Request ->
Give a verbatim copy of the lines below, minus the pictures.

START Collected material

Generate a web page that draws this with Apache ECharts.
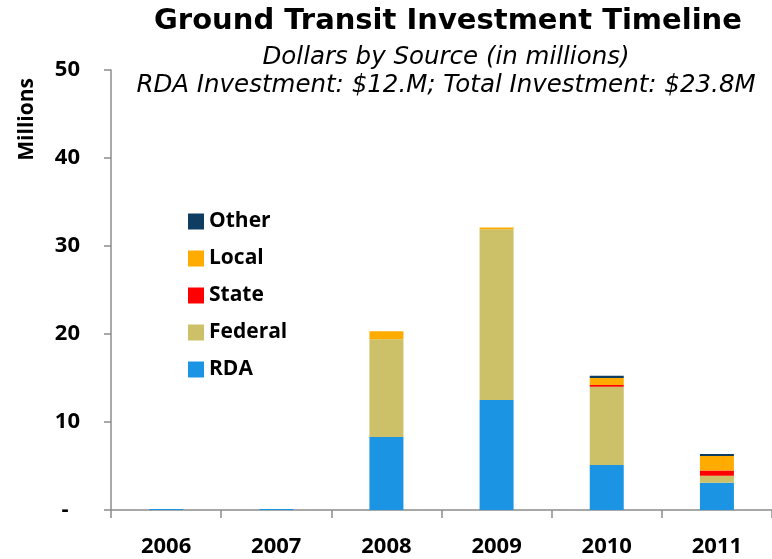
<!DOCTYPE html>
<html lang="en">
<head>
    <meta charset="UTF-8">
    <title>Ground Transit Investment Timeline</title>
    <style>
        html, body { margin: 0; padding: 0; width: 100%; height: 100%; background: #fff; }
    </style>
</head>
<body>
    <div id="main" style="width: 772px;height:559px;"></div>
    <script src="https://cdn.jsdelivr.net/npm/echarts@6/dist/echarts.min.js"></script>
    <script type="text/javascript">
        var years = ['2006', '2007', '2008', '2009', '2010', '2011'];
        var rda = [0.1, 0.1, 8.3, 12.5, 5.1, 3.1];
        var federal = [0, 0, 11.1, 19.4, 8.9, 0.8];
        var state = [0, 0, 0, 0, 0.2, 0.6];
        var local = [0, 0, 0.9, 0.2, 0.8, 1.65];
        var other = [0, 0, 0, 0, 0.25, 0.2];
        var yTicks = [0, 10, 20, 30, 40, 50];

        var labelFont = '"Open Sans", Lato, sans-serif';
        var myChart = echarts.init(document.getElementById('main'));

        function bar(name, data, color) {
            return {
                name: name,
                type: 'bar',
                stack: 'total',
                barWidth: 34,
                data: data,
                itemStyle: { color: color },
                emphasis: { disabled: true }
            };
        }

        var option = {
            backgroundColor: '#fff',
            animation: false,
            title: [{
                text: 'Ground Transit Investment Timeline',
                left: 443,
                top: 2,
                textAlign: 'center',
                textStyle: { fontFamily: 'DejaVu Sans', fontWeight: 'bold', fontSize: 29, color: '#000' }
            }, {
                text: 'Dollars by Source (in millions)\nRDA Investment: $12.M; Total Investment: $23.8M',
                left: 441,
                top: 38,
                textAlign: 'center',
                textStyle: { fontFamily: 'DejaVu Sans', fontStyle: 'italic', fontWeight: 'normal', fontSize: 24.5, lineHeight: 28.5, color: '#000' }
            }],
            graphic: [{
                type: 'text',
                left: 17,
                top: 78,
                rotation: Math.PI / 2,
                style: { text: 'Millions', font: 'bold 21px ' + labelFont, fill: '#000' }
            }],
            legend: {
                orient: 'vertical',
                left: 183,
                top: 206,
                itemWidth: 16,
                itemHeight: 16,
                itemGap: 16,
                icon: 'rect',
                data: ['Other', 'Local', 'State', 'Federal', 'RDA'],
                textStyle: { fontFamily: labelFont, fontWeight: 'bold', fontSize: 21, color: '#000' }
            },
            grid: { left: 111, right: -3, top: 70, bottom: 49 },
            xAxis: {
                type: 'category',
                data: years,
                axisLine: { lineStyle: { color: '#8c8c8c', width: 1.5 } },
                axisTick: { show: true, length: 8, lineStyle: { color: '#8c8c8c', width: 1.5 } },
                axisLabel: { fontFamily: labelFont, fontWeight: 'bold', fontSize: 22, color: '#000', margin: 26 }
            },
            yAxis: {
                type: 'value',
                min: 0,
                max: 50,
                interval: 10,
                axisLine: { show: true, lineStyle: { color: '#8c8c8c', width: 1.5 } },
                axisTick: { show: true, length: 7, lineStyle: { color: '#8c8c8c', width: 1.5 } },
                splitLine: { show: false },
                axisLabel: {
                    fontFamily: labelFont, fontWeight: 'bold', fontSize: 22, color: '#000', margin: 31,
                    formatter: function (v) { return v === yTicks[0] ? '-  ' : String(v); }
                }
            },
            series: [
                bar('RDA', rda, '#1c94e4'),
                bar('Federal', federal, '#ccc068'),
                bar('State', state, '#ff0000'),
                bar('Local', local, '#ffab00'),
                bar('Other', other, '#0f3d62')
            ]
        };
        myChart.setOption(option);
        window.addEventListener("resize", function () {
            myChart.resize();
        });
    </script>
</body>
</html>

END Collected material

Finished task ->
Generate a web page that draws this with Apache ECharts.
<!DOCTYPE html>
<html lang="en">
<head>
    <meta charset="UTF-8">
    <title>Ground Transit Investment Timeline</title>
    <style>
        html, body { margin: 0; padding: 0; width: 100%; height: 100%; background: #fff; }
    </style>
</head>
<body>
    <div id="main" style="width: 772px;height:559px;"></div>
    <script src="https://cdn.jsdelivr.net/npm/echarts@6/dist/echarts.min.js"></script>
    <script type="text/javascript">
        var years = ['2006', '2007', '2008', '2009', '2010', '2011'];
        var rda = [0.1, 0.1, 8.3, 12.5, 5.1, 3.1];
        var federal = [0, 0, 11.1, 19.4, 8.9, 0.8];
        var state = [0, 0, 0, 0, 0.2, 0.6];
        var local = [0, 0, 0.9, 0.2, 0.8, 1.65];
        var other = [0, 0, 0, 0, 0.25, 0.2];
        var yTicks = [0, 10, 20, 30, 40, 50];

        var labelFont = '"Open Sans", Lato, sans-serif';
        var myChart = echarts.init(document.getElementById('main'));

        function bar(name, data, color) {
            return {
                name: name,
                type: 'bar',
                stack: 'total',
                barWidth: 34,
                data: data,
                itemStyle: { color: color },
                emphasis: { disabled: true }
            };
        }

        var option = {
            backgroundColor: '#fff',
            animation: false,
            title: [{
                text: 'Ground Transit Investment Timeline',
                left: 443,
                top: 2,
                textAlign: 'center',
                textStyle: { fontFamily: 'DejaVu Sans', fontWeight: 'bold', fontSize: 29, color: '#000' }
            }, {
                text: 'Dollars by Source (in millions)\nRDA Investment: $12.M; Total Investment: $23.8M',
                left: 441,
                top: 38,
                textAlign: 'center',
                textStyle: { fontFamily: 'DejaVu Sans', fontStyle: 'italic', fontWeight: 'normal', fontSize: 24.5, lineHeight: 28.5, color: '#000' }
            }],
            graphic: [{
                type: 'text',
                left: 17,
                top: 78,
                rotation: Math.PI / 2,
                style: { text: 'Millions', font: 'bold 21px ' + labelFont, fill: '#000' }
            }],
            legend: {
                orient: 'vertical',
                left: 183,
                top: 206,
                itemWidth: 16,
                itemHeight: 16,
                itemGap: 16,
                icon: 'rect',
                data: ['Other', 'Local', 'State', 'Federal', 'RDA'],
                textStyle: { fontFamily: labelFont, fontWeight: 'bold', fontSize: 21, color: '#000' }
            },
            grid: { left: 111, right: -3, top: 70, bottom: 49 },
            xAxis: {
                type: 'category',
                data: years,
                axisLine: { lineStyle: { color: '#8c8c8c', width: 1.5 } },
                axisTick: { show: true, length: 8, lineStyle: { color: '#8c8c8c', width: 1.5 } },
                axisLabel: { fontFamily: labelFont, fontWeight: 'bold', fontSize: 22, color: '#000', margin: 26 }
            },
            yAxis: {
                type: 'value',
                min: 0,
                max: 50,
                interval: 10,
                axisLine: { show: true, lineStyle: { color: '#8c8c8c', width: 1.5 } },
                axisTick: { show: true, length: 7, lineStyle: { color: '#8c8c8c', width: 1.5 } },
                splitLine: { show: false },
                axisLabel: {
                    fontFamily: labelFont, fontWeight: 'bold', fontSize: 22, color: '#000', margin: 31,
                    formatter: function (v) { return v === yTicks[0] ? '-  ' : String(v); }
                }
            },
            series: [
                bar('RDA', rda, '#1c94e4'),
                bar('Federal', federal, '#ccc068'),
                bar('State', state, '#ff0000'),
                bar('Local', local, '#ffab00'),
                bar('Other', other, '#0f3d62')
            ]
        };
        myChart.setOption(option);
        window.addEventListener("resize", function () {
            myChart.resize();
        });
    </script>
</body>
</html>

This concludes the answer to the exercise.